▸ To do: Wherever a line below holds the word "diagram", copy that line.

▸ Records to process:
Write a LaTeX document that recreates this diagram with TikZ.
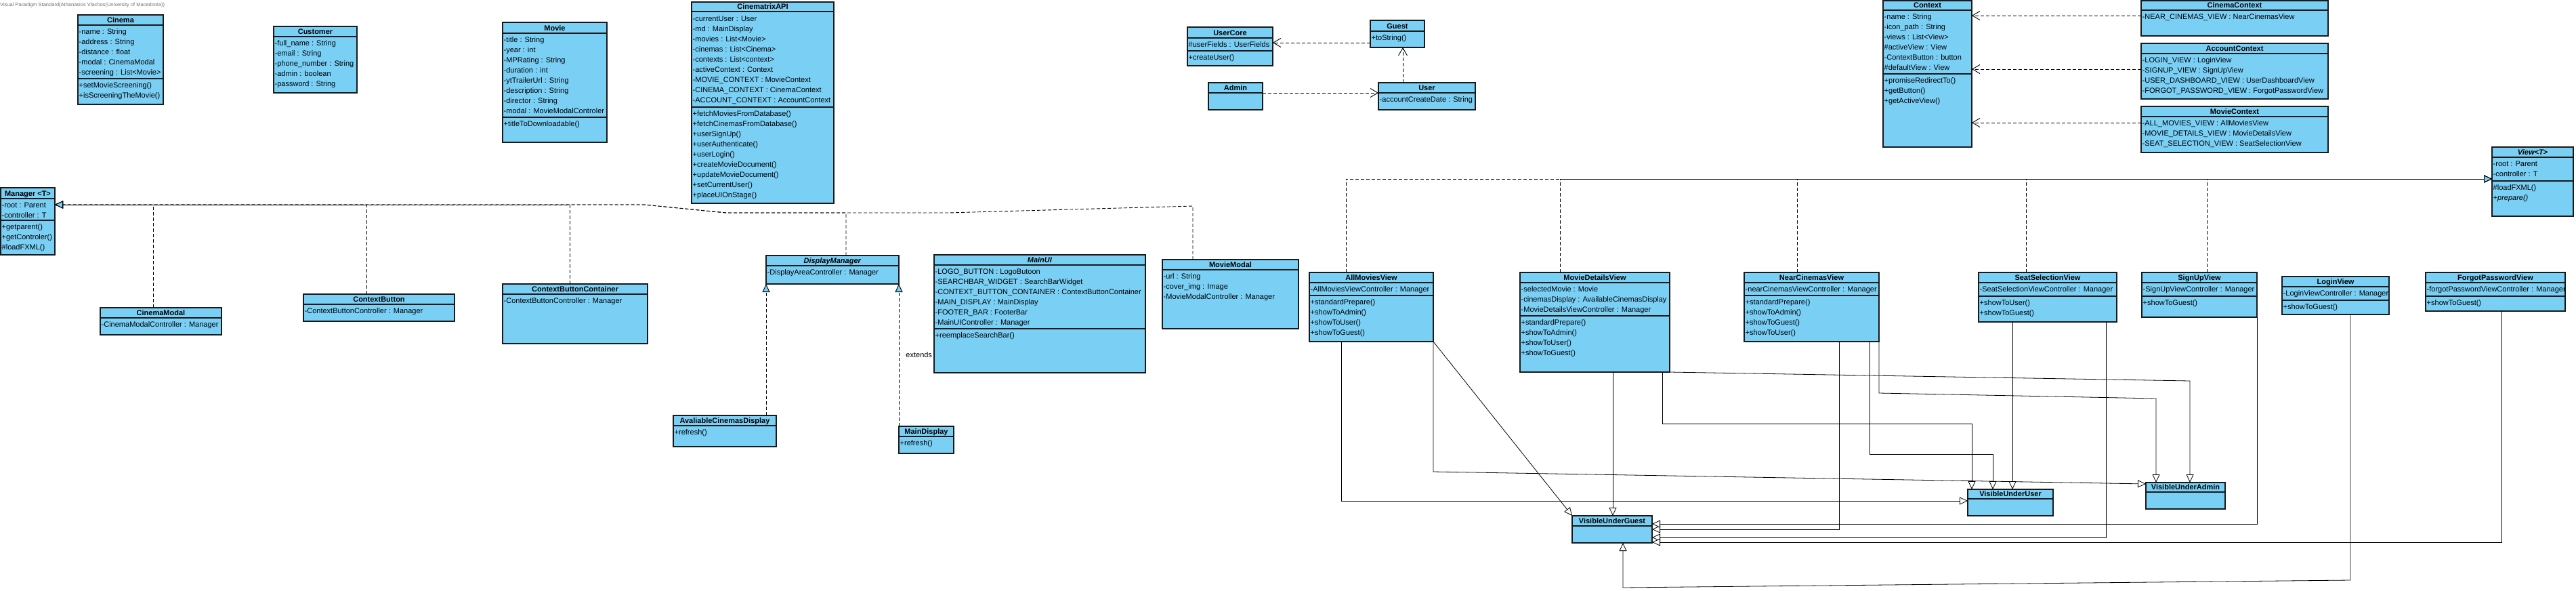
\documentclass[tikz,border=0pt]{standalone}
\usepackage{fontspec}
\setmainfont{Liberation Sans}
\usetikzlibrary{arrows.meta}
\definecolor{vp}{RGB}{122,207,245}
\newcommand{\fs}{\fontsize{11}{15}\selectfont}
\newcommand{\fsb}{\fontsize{11}{15}\selectfont\bfseries}
\tikzset{
  box/.style={draw=black!90, line width=1.2pt, fill=vp, inner sep=0pt, outer sep=0pt},
  hl/.style={draw=black!90, line width=1.1pt},
  ttl/.style={font=\fsb, inner sep=0pt},
  rows/.style={font=\fs, align=left, inner sep=0pt, anchor=north west},
  lbl/.style={font=\fs, inner sep=0pt},
  dsh/.style={line width=0.9pt, dash pattern=on 5pt off 3pt},
  dep/.style={dsh, -{Straight Barb[length=11pt,width=13pt,line width=0.9pt]}},
  real/.style={dsh, -{Triangle[length=12pt,width=11pt,fill=vp,line width=0.9pt]}},
  gen/.style={line width=0.8pt, -{Triangle[length=12pt,width=11pt,fill=white,line width=0.8pt]}}
}
\newcommand{\umlbox}[7]{%
  \node[box, anchor=north west, minimum width={(#4-#2)*1pt}, minimum height={(#5-#3)*1pt}] (#1) at (#2,#3) {};
  \draw[hl] (#2,#6) -- (#4,#6);
  \node[ttl, anchor=base] (#1-t) at ({(#2+#4)/2},{#6-3.5}) {#7};
}
\newcommand{\usep}[3]{\draw[hl] (#1,#3) -- (#2,#3);}
\begin{document}
\begin{tikzpicture}[x=1pt,y=-1pt]
\useasboundingbox (0,0) rectangle (3803,871);
\fill[white] (0,0) rectangle (3803,871);

\node[anchor=west, inner sep=0pt, font=\fontsize{7.5}{9}\selectfont, text=black!55] (wm) at (0,8) {Visual Paradigm Standard(Athanasios Vlachos(University of Macedonia))};

% ---------- top row ----------
\umlbox{cinema}{115}{22}{241}{154}{37}{Cinema}
\node[rows] (cinema-a) at (116.5,40) {\strut-name : String\\-address : String\\-distance : float\\-modal : CinemaModal\\-screening : List<Movie>};
\usep{115}{241}{116}
\node[rows] (cinema-m) at (116.5,119) {\strut+setMovieScreening()\\+isScreeningTheMovie()};

\umlbox{customer}{404}{39}{527}{137}{54}{Customer}
\node[rows] (customer-a) at (405.5,57) {\strut-full\_name : String\\-email : String\\-phone\_number : String\\-admin : boolean\\-password : String};

\umlbox{movie}{742}{33}{896}{210}{49}{Movie}
\node[rows] (movie-a) at (743.5,52) {\strut-title : String\\-year : int\\-MPRating : String\\-duration : int\\-ytTrailerUrl : String\\-description : String\\-director : String\\-modal : MovieModalControler};
\usep{742}{896}{173}
\node[rows] (movie-m) at (743.5,176) {\strut+titleToDownloadable()};

\umlbox{api}{1021}{3}{1231}{300}{17}{CinematrixAPI}
\node[rows] (api-a) at (1022.5,20.5) {\strut-currentUser : User\\-md : MainDisplay\\-movies : List<Movie>\\-cinemas : List<Cinema>\\-contexts : List<context>\\-activeContext : Context\\-MOVIE\_CONTEXT : MovieContext\\-CINEMA\_CONTEXT : CinemaContext\\-ACCOUNT\_CONTEXT : AccountContext};
\usep{1021}{1231}{158}
\node[rows] (api-m) at (1022.5,161) {\strut+fetchMoviesFromDatabase()\\+fetchCinemasFromDatabase()\\+userSignUp()\\+userAuthenticate()\\+userLogin()\\+createMovieDocument()\\+updateMovieDocument()\\+setCurrentUser()\\+placeUIOnStage()};

\umlbox{ucore}{1753}{40}{1879}{97}{56}{UserCore}
\node[rows] (ucore-a) at (1754.5,59) {\strut\#userFields : UserFields};
\usep{1753}{1879}{75}
\node[rows] (ucore-m) at (1754.5,78) {\strut+createUser()};

\umlbox{guest}{2023}{30}{2103}{70}{46}{Guest}
\node[rows] (guest-m) at (2024.5,49) {\strut+toString()};

\umlbox{admin}{1784}{122}{1864}{162}{137}{Admin}

\umlbox{user}{2035}{122}{2178}{162}{137}{User}
\node[rows] (user-a) at (2036.5,140) {\strut-accountCreateDate : String};

\umlbox{ctx}{2780}{1}{2911}{217}{15}{Context}
\node[rows] (ctx-a) at (2781.5,18) {\strut-name : String\\-icon\_path : String\\-views : List<View>\\\#activeView : View\\-ContextButton : button\\\#defaultView : View};
\usep{2780}{2911}{109}
\node[rows] (ctx-m) at (2781.5,112) {\strut+promiseRedirectTo()\\+getButton()\\+getActiveView()};

\umlbox{cc}{3161}{1}{3437}{53}{15}{CinemaContext}
\node[rows] (cc-a) at (3162.5,18) {\strut-NEAR\_CINEMAS\_VIEW : NearCinemasView};

\umlbox{ac}{3161}{64}{3437}{146}{79}{AccountContext}
\node[rows] (ac-a) at (3162.5,82) {\strut-LOGIN\_VIEW : LoginView\\-SIGNUP\_VIEW : SignUpView\\-USER\_DASHBOARD\_VIEW : UserDashboardView\\-FORGOT\_PASSWORD\_VIEW : ForgotPasswordView};

\umlbox{mc}{3161}{157}{3437}{225}{172}{MovieContext}
\node[rows] (mc-a) at (3162.5,175) {\strut-ALL\_MOVIES\_VIEW : AllMoviesView\\-MOVIE\_DETAILS\_VIEW : MovieDetailsView\\-SEAT\_SELECTION\_VIEW : SeatSelectionView};

\umlbox{view}{3679}{217}{3799}{319}{232}{\textit{View<T>}}
\node[rows] (view-a) at (3680.5,235) {\strut-root : Parent\\-controller : T};
\usep{3679}{3799}{267}
\node[rows] (view-m) at (3680.5,270) {\strut\#loadFXML()\\\textit{+prepare()}};

% ---------- middle row ----------
\umlbox{mgr}{1}{277}{81}{376}{293}{Manager <T>}
\node[rows] (mgr-a) at (2.5,296) {\strut-root : Parent\\-controller : T};
\usep{1}{81}{325}
\node[rows] (mgr-m) at (2.5,328) {\strut+getparent()\\+getControler()\\\#loadFXML()};

\umlbox{cmodal}{148}{454}{327}{494}{469}{CinemaModal}
\node[rows] (cmodal-a) at (149.5,472) {\strut-CinemaModalController : Manager};

\umlbox{ctxb}{448}{434}{671}{474}{449}{ContextButton}
\node[rows] (ctxb-a) at (449.5,452) {\strut-ContextButtonController : Manager};

\umlbox{ctxbc}{742}{419}{956}{507}{434}{ContextButtonContainer}
\node[rows] (ctxbc-a) at (743.5,437) {\strut-ContextButtonController : Manager};

\umlbox{dm}{1131}{377}{1327}{419}{392}{\textit{DisplayManager}}
\node[rows] (dm-a) at (1132.5,395) {\strut-DisplayAreaController : Manager};

\umlbox{mainui}{1379}{376}{1691}{550}{391}{\textit{MainUI}}
\node[rows] (mainui-a) at (1380.5,394) {\strut-LOGO\_BUTTON : LogoButoon\\-SEARCHBAR\_WIDGET : SearchBarWidget\\-CONTEXT\_BUTTON\_CONTAINER : ContextButtonContainer\\-MAIN\_DISPLAY : MainDisplay\\-FOOTER\_BAR : FooterBar\\-MainUIController : Manager};
\usep{1379}{1691}{485}
\node[rows] (mainui-m) at (1380.5,488) {\strut+reemplaceSearchBar()};

\umlbox{mm}{1716}{383}{1917}{485}{398}{MovieModal}
\node[rows] (mm-a) at (1717.5,401) {\strut-url : String\\-cover\_img : Image\\-MovieModalController : Manager};

\umlbox{acd}{994}{613}{1146}{659}{628}{AvaliableCinemasDisplay}
\node[rows] (acd-m) at (995.5,631) {\strut+refresh()};

\umlbox{mdisp}{1327}{629}{1408}{669}{644}{MainDisplay}
\node[rows] (mdisp-m) at (1328.5,647) {\strut+refresh()};

% ---------- views ----------
\umlbox{amv}{1933}{402}{2116}{504}{417}{AllMoviesView}
\node[rows] (amv-a) at (1934.5,420) {\strut-AllMoviesViewController : Manager};
\usep{1933}{2116}{436}
\node[rows] (amv-m) at (1934.5,439) {\strut+standardPrepare()\\+showToAdmin()\\+showToUser()\\+showToGuest()};

\umlbox{mdv}{2244}{402}{2465}{549}{417}{MovieDetailsView}
\node[rows] (mdv-a) at (2245.5,420) {\strut-selectedMovie : Movie\\-cinemasDisplay : AvailableCinemasDisplay\\-MovieDetailsViewController : Manager};
\usep{2244}{2465}{466}
\node[rows] (mdv-m) at (2245.5,469) {\strut+standardPrepare()\\+showToAdmin()\\+showToUser()\\+showToGuest()};

\umlbox{ncv}{2575}{402}{2774}{504}{417}{NearCinemasView}
\node[rows] (ncv-a) at (2576.5,420) {\strut-nearCinemasViewController : Manager};
\usep{2575}{2774}{436}
\node[rows] (ncv-m) at (2576.5,439) {\strut+standardPrepare()\\+showToAdmin()\\+showToGuest()\\+showToUser()};

\umlbox{ssv}{2921}{402}{3125}{475}{417}{SeatSelectionView}
\node[rows] (ssv-a) at (2922.5,420) {\strut-SeatSelectionViewController : Manager};
\usep{2921}{3125}{437}
\node[rows] (ssv-m) at (2922.5,440) {\strut+showToUser()\\+showToGuest()};

\umlbox{suv}{3162}{402}{3332}{468}{417}{SignUpView}
\node[rows] (suv-a) at (3163.5,420) {\strut-SignUpViewController : Manager};
\usep{3162}{3332}{437}
\node[rows] (suv-m) at (3163.5,440) {\strut+showToGuest()};

\umlbox{lgv}{3369}{408}{3527}{464}{423}{LoginView}
\node[rows] (lgv-a) at (3370.5,426) {\strut-LoginViewController : Manager};
\usep{3369}{3527}{443}
\node[rows] (lgv-m) at (3370.5,446) {\strut+showToGuest()};

\umlbox{fpv}{3581}{402}{3787}{459}{417}{ForgotPasswordView}
\node[rows] (fpv-a) at (3582.5,420) {\strut-forgotPasswordViewController : Manager};
\usep{3581}{3787}{437}
\node[rows] (fpv-m) at (3582.5,440) {\strut+showToGuest()};

\umlbox{vug}{2321}{761}{2439}{801}{776}{VisibleUnderGuest}
\umlbox{vuu}{2905}{722}{3031}{761}{736}{VisibleUnderUser}
\umlbox{vua}{3168}{712}{3285}{751}{726}{VisibleUnderAdmin}

% ---------- Manager realizations ----------
\coordinate (mtip) at ([yshift=-25pt]mgr.north east);
\coordinate (mk1) at (951,302);
\coordinate (mk2) at (1072,314);
\coordinate (mk3) at (1400,314);
\draw[real] ([xshift=78pt]cmodal.north west) |- (mtip);
\draw[real] ([xshift=93pt]ctxb.north west) |- (mtip);
\draw[real] ([xshift=99pt]ctxbc.north west) |- (mtip);
\draw[real] ([xshift=118pt]dm.north west) -- ++(0,-63) -- (mk2) -- (mk1) -- (mtip);
\draw[real] ([xshift=45pt]mm.north west) -- ++(0,-79) -- (mk3) -- (mk2) -- (mk1) -- (mtip);

% ---------- DisplayManager realizations ----------
\draw[real] ([xshift=137pt]acd.north west) -- (dm.south west);
\draw[real] (mdisp.north west) -- node[lbl, pos=0.5, anchor=west, xshift=10pt] (ext) {extends} (dm.south east);

% ---------- View realizations ----------
\coordinate (vtip) at ([yshift=-47pt]view.north west);
\draw[real] ([xshift=54pt]amv.north west) |- (vtip);
\draw[real] ([xshift=59pt]mdv.north west) |- (vtip);
\draw[real] ([xshift=78pt]ncv.north west) |- (vtip);
\draw[real] ([xshift=70pt]ssv.north west) |- (vtip);
\draw[real] ([xshift=96pt]suv.north west) |- (vtip);

% ---------- Context dependencies ----------
\coordinate (d1) at ([yshift=-22pt]cc.north west);
\coordinate (d2) at ([yshift=-38pt]ac.north west);
\coordinate (d3) at ([yshift=-24pt]mc.north west);
\draw[dep] (d1) -- (d1 -| ctx.east);
\draw[dep] (d2) -- (d2 -| ctx.east);
\draw[dep] (d3) -- (d3 -| ctx.east);

% ---------- user dependencies ----------
\coordinate (g1) at ([yshift=-33pt]guest.north west);
\draw[dep] (g1) -- (g1 -| ucore.east);
\coordinate (u1) at ([xshift=36pt]user.north west);
\draw[dep] (u1) -- (u1 |- guest.south);
\coordinate (a1) at ([yshift=-15pt]admin.north east);
\draw[dep] (a1) -- (a1 -| user.west);

% ---------- Visible generalizations ----------
\draw[gen] ([xshift=47pt]amv.south west) |- ([yshift=-17pt]vuu.north west);
\draw[gen] (amv.south east) -- ++(0,192) -- ([yshift=-2pt]vua.north west);
\draw[gen] (amv.south east) -- (vug.north west);

\coordinate (b1) at ([xshift=137pt]mdv.south west);
\draw[gen] (b1) -- (b1 |- vug.north);
\draw[gen] ([xshift=210pt]mdv.south west) -- ++(0,76) -| ([xshift=6pt]vuu.north west);
\draw[gen] (mdv.south east) -- ++(768,13) -- ([xshift=65pt]vua.north west);

\draw[gen] ([xshift=140pt]ncv.south west) |- ([yshift=-20pt]vug.north east);
\draw[gen] ([xshift=185pt]ncv.south west) -- ++(0,166) -| ([xshift=37pt]vuu.north west);
\draw[gen] (ncv.south east) -- ++(0,76) -- ++(409,8) -- ([xshift=15pt]vua.north west);

\draw[gen] ([xshift=50pt]ssv.south west) -- ([xshift=66pt]vuu.north west);
\draw[gen] ([xshift=188pt]ssv.south west) |- ([yshift=-32pt]vug.north east);

\draw[gen] (suv.south east) |- ([yshift=-12pt]vug.north east);

\draw[gen] ([xshift=101pt]lgv.south west) -- ++(0,392) -- ++(-1074,11) -- ([xshift=75pt]vug.south west);

\draw[gen] ([xshift=112pt]fpv.south west) |- ([yshift=-39pt]vug.north east);
\end{tikzpicture}
\end{document}
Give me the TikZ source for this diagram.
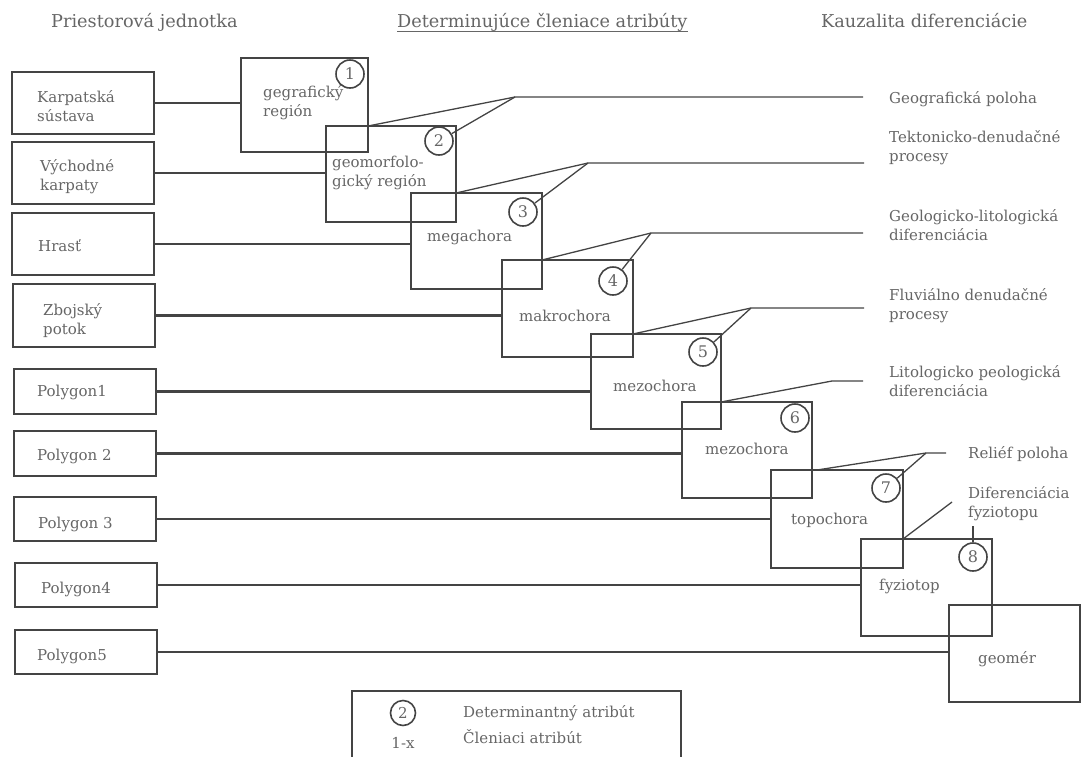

▸ Solution to this problem:
Write a LaTeX document that recreates this diagram with TikZ.
Give me the TikZ source for this diagram.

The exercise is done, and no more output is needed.